The bill’s proponents said the current wording of the law forces state officials to comb through thousands of criminal records manually in order to identify which are eligible for expungement under the pilot program.

Hawaii’s Senate back in February narrowly defeated a separate proposal that would have increased fivefold the amount of cannabis that a person could possess without risk of criminal charges. The body voted 12–11 against the decriminalization measure, SB 319, from Sen. Joy San Buenaventura (D).

Had the measure become law, it would have increased the amount of cannabis decriminalized in Hawaii from the current 3 grams up to 15 grams. Possession of any amount of marijuana up to that 15-gram limit would have been classified as a civil violation, punishable by a fine of $130.

A Senate bill that would have legalized marijuana for adults, meanwhile, ultimately stalled for the session.

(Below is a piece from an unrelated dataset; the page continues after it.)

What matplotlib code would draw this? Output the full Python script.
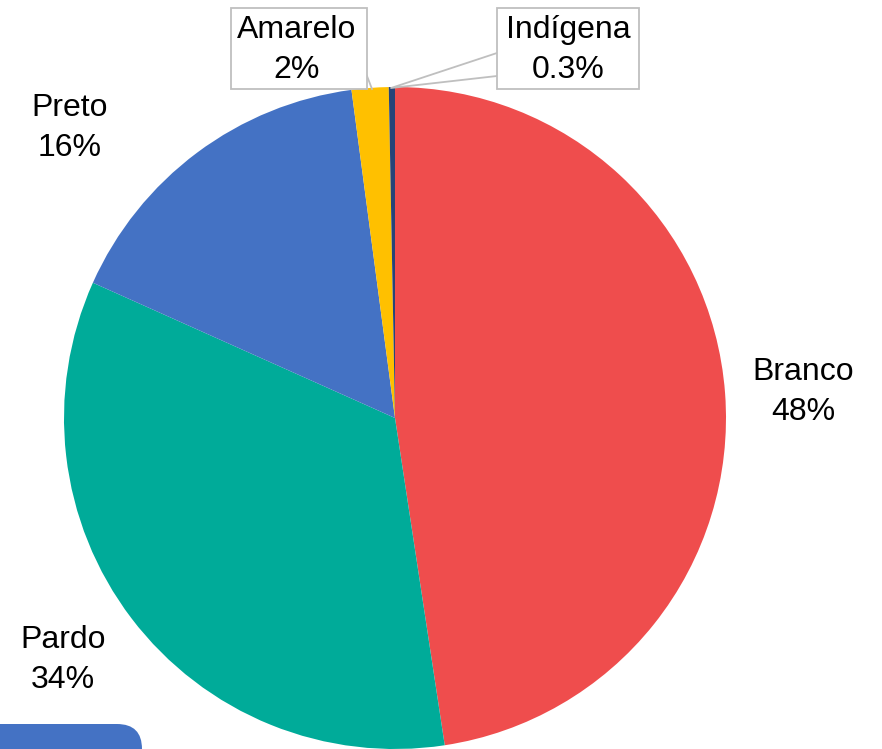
import matplotlib
matplotlib.use("Agg")
import matplotlib.pyplot as plt
from matplotlib.patches import FancyBboxPatch, Rectangle

categories = ["Branco", "Pardo", "Preto", "Amarelo", "Indígena"]
values = [47.6, 34.1, 16.2, 1.8, 0.3]
colors = ["#EF4D4D", "#00AB99", "#4472C4", "#FFC000", "#264478"]

def fmt(v):
    return f"{v:.1f}%" if v < 1 else f"{v:.0f}%"

plt.rcParams['font.family'] = ['Liberation Sans', 'DejaVu Sans']

W, H = 882, 749
fig = plt.figure(figsize=(W / 100, H / 100), dpi=100)
ax = fig.add_axes([0, 0, 1, 1])

cx, cy, r = 395, H - 418, 331
ax.pie(values, colors=colors, startangle=90, counterclock=False,
       center=(cx, cy), radius=r, wedgeprops=dict(linewidth=0),
       frame=True)
ax.set_xlim(0, W)
ax.set_ylim(0, H)
ax.set_aspect('equal')
ax.axis('off')

fs = 23
ls = 1.4
# outside labels
pos = {"Branco": (803, H - 392), "Pardo": (63, H - 660), "Preto": (70, H - 128)}
for c, v in zip(categories, values):
    if c in pos:
        x, y = pos[c]
        ax.text(x, y, f"{c}\n{fmt(v)}", ha='center', va='center',
                fontsize=fs, color='black', linespacing=ls)

gray = "#BFBFBF"
# Amarelo callout
ax.plot([367, 372], [H - 76, H - 89], color=gray, lw=1.3, zorder=4)
ax.add_patch(Rectangle((231, H - 89), 136, 81, facecolor='white',
                       edgecolor=gray, lw=1.3, zorder=5))
ax.text(297, H - 50, f"Amarelo\n{fmt(values[3])}", ha='center', va='center',
        fontsize=fs, linespacing=ls, zorder=6)
# Indígena callout
ax.plot([497, 391, 497], [H - 53, H - 88, H - 76], color=gray, lw=1.3, zorder=4)
ax.add_patch(Rectangle((497, H - 89), 142, 81, facecolor='white',
                       edgecolor=gray, lw=1.3, zorder=5))
ax.text(568, H - 50, f"Indígena\n{fmt(values[4])}", ha='center', va='center',
        fontsize=fs, linespacing=ls, zorder=6)

# decorative blue rounded tab at bottom-left
ax.add_patch(FancyBboxPatch((-40, -60), 157, 60, boxstyle="round,pad=25",
                            facecolor="#4472C4", edgecolor='none', zorder=7))

fig.savefig("out.png", dpi=100)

That measure, SB 1613, failed to make it out of committee by a legislative deadline.

While advocates felt there was sufficient support for the legalization proposal in the Senate, it’s widely believed that House lawmakers would have ultimately scuttled the measure, as they did last month with a legalization companion bill, HB 1246.

Last session, a Senate-passed legalization bill also fizzled out in the House.

This year’s House vote to stall the bill came just days after approval from a pair of committees at a joint hearing. Ahead of that hearing, the panels received nearly 300 pages of testimony, including from state agencies, advocacy organizations and members of the public.

This past fall, regulators solicited proposals to assess the state’s current medical marijuana program—and also sought to estimate demand for recreational sales if the state eventually moves forward with adult-use legalization. Some read the move as a sign the regulatory agency saw a need to prepare to the potential reform.